2. Simulation Method to Estimate GPP

To simulate GPP the dynamic vegetation model LPJ-GUESS was used [20, 2229]. LPJ-GUESS can be viewed as a framework for ecosystem-modelling which has used some elements from the equilibrium terrestrial biosphere model (BIOME) family of models [29]. The LPJ-GUESS model shows an intermediate response and sensitivity to atmospheric CO2 concentrations and temperatures [27, 28]. Large-scale dynamics of terrestrial vegetation and interactions between the biosphere and atmosphere in terms of exchange of carbon dioxide and water vapour are represented in the model. Processes like photosynthesis and evapotranspiration are simulated daily while slower processes, like biomass growth, are implemented annually. The input data to the model consist of climate parameters, atmospheric CO2 concentrations, and a soil code. The climate parameters are monthly or daily values of mean diurnal air temperature, precipitation, and incoming shortwave radiation (sunshine). The soil code is used for parameters such as hydrology and thermal diffusivity of the soil. Climate forcing, that is mean monthly temperature, precipitation, and cloud fraction, was using the Climate Research Unit (CRU) TS 3.0 data set [26]. Atmospheric CO2 concentrations were taken from observations [20]. Each simulation was started with a 1000-year initialisation to establish vegetation and soil budgets for the equilibrated climate of year 1975. CRU climate data cycled repeatedly to force the model during the initialisation using CO2 concentrations of the year 1975 (330 ppm(v)). After the initialisation, a production simulation was applied. During the production simulation, the temperature increased monotonically with adding an offset of 2–4 degrees centigrade to the baseline climate dataset. The simulations were performed across a 0.5° × 0.5° (latitude–longitude) grid [25]. Vegetation in a grid cell is described in terms of the fractional coverage of populations of different plant functional types (PFTs). Each PFT is assigned bioclimatic limits, which determine whether it can grow and spread under the current condition during the simulation. We used LPJ-GUESS version 2.1, which includes the PFT set and modifications described in [24].

2.1. Simulated Area and Global Warming Protocols (1 in Figure 2)

The simulated area is located in Siberia in northern Russia. We simulate GPP for a specific geographical coordinate. This is done in a grid-box representing the selected area. Because of the spherical shape of Earth, the grid-box in the model is not rectangular, but rather a trapetzoid as a first simplification.

This study’s model domain is marked in Figure 3(b). This is a part of the permafrost region, wasteland with permanently frozen soil; see Figure 3(a). The total area simulated is 8 424 510 km2. This can be compared to the total area of Siberia, which is about 13.1 × 106 km2. The simulated area is thus about 64% of the total aerial extent of Siberia. The total simulated area that was forested after the initial equilibration of 1000 years was 6 115 464 km2. This value corresponds to the vegetation in the year 1975. Results by Esser et al. [23] show that the historical carbon storage in the boreal forests is located in the western part of Siberia from the years 1860 to 2002.

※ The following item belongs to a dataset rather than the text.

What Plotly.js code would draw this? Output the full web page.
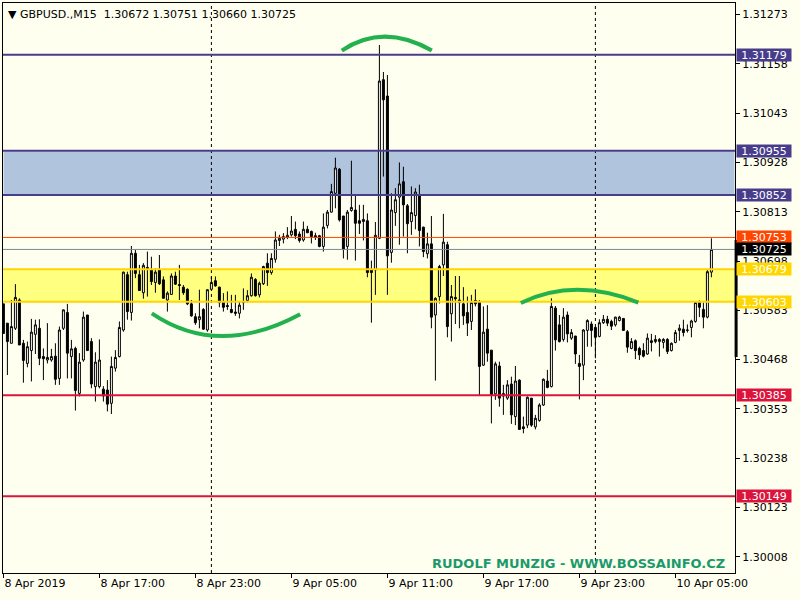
<!DOCTYPE html>
<html>
<head>
<meta charset="utf-8">
<script src="https://cdn.plot.ly/plotly-3.0.1.min.js"></script>
<style>html,body{margin:0;padding:0;background:#FFFFF0;}#chart{width:800px;height:600px;}</style>
</head>
<body>
<div id="chart"></div>
<script>
// ---- data (GBPUSD M15, bars from 8 Apr 2019 11:00) ----
const open = [1.30598,1.30553,1.30506,1.30541,1.30607,1.30506,1.30459,1.30489,1.30527,1.30541,
1.30475,1.30467,1.30467,1.30476,1.30424,1.30541,1.30578,1.30475,1.30494,1.30389,
1.30467,1.30572,1.30510,1.30405,1.30405,1.30399,1.30397,1.30366,1.30448,1.30475,
1.30537,1.30666,1.30578,1.30716,1.30666,1.30624,1.30683,1.30677,1.30648,1.30677,
1.30654,1.30607,1.30620,1.30663,1.30643,1.30637,1.30632,1.30598,1.30568,1.30561,
1.30585,1.30537,1.30632,1.30652,1.30637,1.30603,1.30594,1.30585,1.30579,1.30576,
1.30603,1.30606,1.30617,1.30655,1.30619,1.30645,1.30693,1.30671,1.30702,1.30746,
1.30749,1.30753,1.30759,1.30772,1.30761,1.30747,1.30772,1.30767,1.30757,1.30757,
1.30732,1.30781,1.30812,1.30856,1.30912,1.30803,1.30732,1.30816,1.30817,1.30792,
1.30790,1.30792,1.30677,1.30677,1.30751,1.31121,1.31083,1.30718,1.30811,1.30847,
1.30883,1.30827,1.30790,1.30804,1.30852,1.30777,1.30715,1.30738,1.30572,1.30615,
1.30689,1.30736,1.30575,1.30613,1.30607,1.30598,1.30578,1.30557,1.30606,1.30602,
1.30455,1.30539,1.30490,1.30388,1.30453,1.30383,1.30378,1.30411,1.30335,1.30420,
1.30311,1.30315,1.30378,1.30311,1.30326,1.30362,1.30418,1.30405,1.30588,1.30549,
1.30515,1.30572,1.30518,1.30523,1.30459,1.30455,1.30536,1.30551,1.30543,1.30522,
1.30554,1.30562,1.30557,1.30549,1.30559,1.30564,1.30533,1.30494,1.30512,1.30494,
1.30489,1.30481,1.30512,1.30510,1.30510,1.30508,1.30515,1.30489,1.30508,1.30536,
1.30539,1.30536,1.30543,1.30557,1.30601,1.30585,1.30567,1.30672];

const high = [1.30598,1.30553,1.30607,1.30644,1.30611,1.30514,1.30510,1.30563,1.30561,1.30562,
1.30494,1.30553,1.30493,1.30506,1.30545,1.30585,1.30598,1.30514,1.30498,1.30483,
1.30580,1.30572,1.30518,1.30485,1.30515,1.30406,1.30420,1.30475,1.30490,1.30557,
1.30673,1.30673,1.30733,1.30724,1.30689,1.30693,1.30720,1.30708,1.30681,1.30712,
1.30662,1.30627,1.30669,1.30673,1.30689,1.30642,1.30634,1.30607,1.30576,1.30631,
1.30588,1.30632,1.30662,1.30662,1.30638,1.30623,1.30627,1.30619,1.30619,1.30603,
1.30634,1.30630,1.30669,1.30658,1.30650,1.30687,1.30716,1.30716,1.30767,1.30759,
1.30763,1.30777,1.30803,1.30790,1.30767,1.30790,1.30780,1.30769,1.30764,1.30759,
1.30809,1.30817,1.30878,1.30939,1.30915,1.30803,1.30817,1.30932,1.30852,1.30829,
1.30829,1.30809,1.30699,1.30789,1.31202,1.31139,1.31132,1.30856,1.30868,1.30928,
1.30918,1.30831,1.30872,1.30868,1.30876,1.30778,1.30764,1.30803,1.30613,1.30689,
1.30808,1.30743,1.30642,1.30663,1.30663,1.30637,1.30615,1.30619,1.30632,1.30607,
1.30592,1.30595,1.30490,1.30463,1.30463,1.30409,1.30420,1.30428,1.30453,1.30422,
1.30335,1.30382,1.30378,1.30339,1.30366,1.30424,1.30444,1.30611,1.30593,1.30572,
1.30588,1.30580,1.30539,1.30523,1.30479,1.30539,1.30562,1.30557,1.30545,1.30562,
1.30572,1.30570,1.30561,1.30568,1.30570,1.30564,1.30537,1.30518,1.30515,1.30498,
1.30506,1.30529,1.30528,1.30525,1.30518,1.30518,1.30518,1.30508,1.30537,1.30550,
1.30561,1.30550,1.30561,1.30603,1.30606,1.30601,1.30677,1.30751];

const low = [1.30529,1.30432,1.30506,1.30537,1.30502,1.30414,1.30450,1.30417,1.30481,1.30455,
1.30420,1.30459,1.30463,1.30409,1.30409,1.30537,1.30424,1.30424,1.30349,1.30382,
1.30463,1.30489,1.30401,1.30370,1.30401,1.30370,1.30347,1.30341,1.30440,1.30473,
1.30533,1.30561,1.30559,1.30658,1.30629,1.30610,1.30615,1.30642,1.30624,1.30642,
1.30611,1.30580,1.30619,1.30642,1.30607,1.30619,1.30595,1.30568,1.30549,1.30541,
1.30537,1.30533,1.30631,1.30638,1.30590,1.30580,1.30584,1.30576,1.30570,1.30564,
1.30584,1.30601,1.30615,1.30615,1.30613,1.30642,1.30640,1.30666,1.30694,1.30733,
1.30739,1.30749,1.30755,1.30749,1.30741,1.30743,1.30763,1.30739,1.30747,1.30730,
1.30720,1.30774,1.30811,1.30821,1.30790,1.30704,1.30701,1.30813,1.30699,1.30761,
1.30746,1.30660,1.30554,1.30619,1.30749,1.30895,1.30619,1.30694,1.30780,1.30736,
1.30755,1.30716,1.30759,1.30772,1.30732,1.30707,1.30704,1.30541,1.30419,1.30599,
1.30663,1.30520,1.30510,1.30551,1.30541,1.30549,1.30523,1.30537,1.30592,1.30383,
1.30453,1.30463,1.30319,1.30374,1.30358,1.30339,1.30374,1.30318,1.30315,1.30305,
1.30296,1.30308,1.30311,1.30305,1.30323,1.30360,1.30401,1.30403,1.30489,1.30508,
1.30510,1.30508,1.30514,1.30458,1.30375,1.30420,1.30498,1.30498,1.30471,1.30520,
1.30551,1.30546,1.30537,1.30545,1.30557,1.30536,1.30484,1.30492,1.30469,1.30467,
1.30473,1.30479,1.30487,1.30506,1.30475,1.30494,1.30481,1.30487,1.30506,1.30512,
1.30522,1.30531,1.30520,1.30554,1.30567,1.30541,1.30564,1.30660];

const close = [1.30529,1.30510,1.30545,1.30613,1.30502,1.30466,1.30498,1.30532,1.30549,1.30471,
1.30470,1.30473,1.30475,1.30422,1.30537,1.30584,1.30483,1.30493,1.30396,1.30462,
1.30567,1.30489,1.30411,1.30462,1.30467,1.30383,1.30364,1.30452,1.30473,1.30543,
1.30672,1.30580,1.30716,1.30669,1.30629,1.30688,1.30680,1.30650,1.30672,1.30645,
1.30611,1.30623,1.30663,1.30644,1.30641,1.30624,1.30598,1.30570,1.30554,1.30568,
1.30539,1.30631,1.30648,1.30640,1.30601,1.30590,1.30592,1.30578,1.30576,1.30595,
1.30601,1.30617,1.30660,1.30617,1.30646,1.30685,1.30671,1.30704,1.30747,1.30751,
1.30755,1.30758,1.30768,1.30757,1.30746,1.30772,1.30764,1.30755,1.30753,1.30732,
1.30777,1.30812,1.30860,1.30915,1.30794,1.30725,1.30812,1.30823,1.30786,1.30786,
1.30795,1.30671,1.30671,1.30758,1.31118,1.31074,1.30710,1.30817,1.30841,1.30878,
1.30829,1.30785,1.30811,1.30859,1.30769,1.30720,1.30738,1.30567,1.30611,1.30685,
1.30742,1.30545,1.30615,1.30610,1.30601,1.30570,1.30553,1.30601,1.30598,1.30452,
1.30532,1.30483,1.30385,1.30458,1.30378,1.30389,1.30409,1.30339,1.30418,1.30305,
1.30307,1.30380,1.30315,1.30331,1.30362,1.30422,1.30403,1.30592,1.30514,1.30510,
1.30567,1.30528,1.30531,1.30481,1.30452,1.30537,1.30559,1.30536,1.30520,1.30554,
1.30562,1.30553,1.30546,1.30567,1.30567,1.30536,1.30497,1.30510,1.30489,1.30479,
1.30476,1.30518,1.30508,1.30515,1.30515,1.30515,1.30487,1.30506,1.30531,1.30541,
1.30531,1.30537,1.30558,1.30601,1.30590,1.30567,1.30673,1.30725];

const timeTickBars = [0, 24, 48, 72, 96, 120, 144, 168];
const timeTickLabels = ["8 Apr 2019", "8 Apr 17:00", "8 Apr 23:00", "9 Apr 05:00",
                        "9 Apr 11:00", "9 Apr 17:00", "9 Apr 23:00", "10 Apr 05:00"];
const priceTicks = [1.31273, 1.31158, 1.31043, 1.30928, 1.30813, 1.30698,
                    1.30583, 1.30468, 1.30353, 1.30238, 1.30123, 1.30008];
const daySeparatorBars = [52, 148];           // 9 Apr 00:00, 10 Apr 00:00
const resistanceLine = [1.31179];
const blueZone = [1.30852, 1.30955];
const yellowZone = [1.30603, 1.30679];
const askHigh = [1.30753];
const bidLine = [1.30725];
const supportLines = [1.30385, 1.30149];
const headerText = "\u25BC GBPUSD.,M15 \u00A01.30672 1.30751 1.30660 1.30725";
const watermark = "RUDOLF MUNZIG - WWW.BOSSAINFO.CZ";
// hand-drawn arcs: [startBar, startPrice, ctrlBar, ctrlPrice, endBar, endPrice]
const arcs = [
  [84.6, 1.31189, 95.0, 1.31254, 107.1, 1.31189],
  [37.1, 1.30576, 53.7, 1.30471, 74.2, 1.30574],
  [129.35, 1.30600, 142.8, 1.30661, 158.75, 1.30601]
];

// ---- styles ----
const BG = "#FFFFF0";
const FONT = "DejaVu Sans";
const C_SLATE = "#483D8B", C_STEEL = "#B0C4DE", C_GOLD = "#FFD700", C_YEL = "#FFFF80";
const C_ORANGE = "#FF4500", C_BID = "#778899", C_CRIMSON = "#DC143C", C_ARC = "#22B14C";

const bars = open.map((_, i) => i);

const trace = {
  type: "candlestick",
  x: bars, open: open, high: high, low: low, close: close,
  increasing: {line: {color: "#000000", width: 1}, fillcolor: "#FFFFFF"},
  decreasing: {line: {color: "#000000", width: 1}, fillcolor: "#000000"},
  whiskerwidth: 0,
  showlegend: false,
  hoverinfo: "x+y"
};

const shapes = [];
function hline(y, color, width, layer) {
  shapes.push({type: "line", xref: "paper", x0: 0, x1: 1, yref: "y", y0: y, y1: y,
               line: {color: color, width: width}, layer: layer || "above"});
}
shapes.push({type: "rect", xref: "paper", x0: 0, x1: 1, yref: "y", y0: blueZone[0], y1: blueZone[1],
             fillcolor: C_STEEL, line: {color: "#FFFFFF", width: 1}, layer: "below"});
shapes.push({type: "rect", xref: "paper", x0: 0, x1: 1, yref: "y", y0: yellowZone[0], y1: yellowZone[1],
             fillcolor: C_YEL, line: {width: 0}, layer: "below"});
daySeparatorBars.forEach(b => shapes.push({type: "line", xref: "x", x0: b, x1: b, yref: "paper", y0: 0, y1: 1,
             line: {color: "#000000", width: 1, dash: "3px,3px"}, layer: "below"}));
resistanceLine.forEach(v => hline(v, C_SLATE, 2));
blueZone.forEach(v => hline(v, C_SLATE, 2));
yellowZone.forEach(v => hline(v, C_GOLD, 2));
askHigh.forEach(v => hline(v, C_ORANGE, 1));
bidLine.forEach(v => hline(v, C_BID, 1));
supportLines.forEach(v => hline(v, C_CRIMSON, 2));
arcs.forEach(a => shapes.push({type: "path", xref: "x", yref: "y",
  path: `M ${a[0]},${a[1]} Q ${a[2]},${a[3]} ${a[4]},${a[5]}`,
  line: {color: C_ARC, width: 4}, layer: "above"}));
// current-bar marker on price scale edge
shapes.push({type: "line", xref: "paper", x0: 1.0015, x1: 1.0015, yref: "y", y0: 1.30474, y1: 1.30747,
             line: {color: "#000000", width: 3}});

const annotations = [];
function priceLabel(v, bg) {
  annotations.push({xref: "paper", x: 1, xanchor: "left", xshift: 1, yref: "y", y: v, yanchor: "middle",
    text: v.toFixed(5), showarrow: false, bgcolor: bg, width: 54, height: 12, borderpad: 0,
    font: {family: FONT, size: 11, color: "#FFFFFF"}, align: "center"});
}
resistanceLine.forEach(v => priceLabel(v, C_SLATE));
blueZone.forEach(v => priceLabel(v, C_SLATE));
askHigh.forEach(v => priceLabel(v, C_ORANGE));
bidLine.forEach(v => priceLabel(v, "#000000"));
yellowZone.forEach(v => priceLabel(v, C_GOLD));
supportLines.forEach(v => priceLabel(v, C_CRIMSON));
annotations.push({xref: "paper", x: 0, xanchor: "left", xshift: 3, yref: "paper", y: 1, yanchor: "top", yshift: -3,
  text: headerText, showarrow: false, font: {family: FONT, size: 11, color: "#000000"}});
annotations.push({xref: "paper", x: 0.989, xanchor: "right", yref: "paper", y: 0.0175, yanchor: "middle",
  text: "<b>" + watermark + "</b>", showarrow: false, font: {family: FONT, size: 13, color: "#1A9A6C"}});

const layout = {
  width: 800, height: 600,
  margin: {l: 3, r: 65, t: 3, b: 27, pad: 0},
  paper_bgcolor: BG, plot_bgcolor: BG,
  font: {family: FONT, size: 11, color: "#000000"},
  showlegend: false,
  xaxis: {
    type: "linear", range: [-0.1, 182.9], rangeslider: {visible: false},
    tickmode: "array", tickvals: timeTickBars, ticktext: timeTickLabels,
    ticks: "outside", ticklen: 4, tickcolor: "#000000",
    ticklabelposition: "outside right",
    showgrid: false, zeroline: false, showline: true, mirror: true, linecolor: "#000000", linewidth: 1,
    tickfont: {family: FONT, size: 11, color: "#000000"}
  },
  yaxis: {
    side: "right", range: [1.29970, 1.31300],
    tickmode: "array", tickvals: priceTicks, ticktext: priceTicks.map(v => v.toFixed(5)),
    ticks: "outside", ticklen: 4, tickcolor: "#000000",
    showgrid: false, zeroline: false, showline: true, mirror: true, linecolor: "#000000", linewidth: 1,
    tickfont: {family: FONT, size: 11, color: "#000000"}
  },
  shapes: shapes,
  annotations: annotations
};

Plotly.newPlot("chart", [trace], layout, {staticPlot: true, displayModeBar: false});
</script>
</body>
</html>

Three different emission protocols were used to model the response in forest growth. We assumed a doubling of the CO2 level compared to the year 1975 (330 ppm(v)) for all of the protocols after the simulated period of 200 years. The temperature increase corresponds to different levels of climate sensitivity, namely, 2, 3, or 4 degrees centigrade increase. The emission protocols are presented in Table 1. The level of CO2 increase could also be varied, so that higher levels than a doubling can be obtained. It is also possible to keep the CO2 at a constant level during temperature increase and thereby determine how much of the effect is attributed to the CO2 doubling. These types of assumptions will not be considered in this study but could be recommended for future studies.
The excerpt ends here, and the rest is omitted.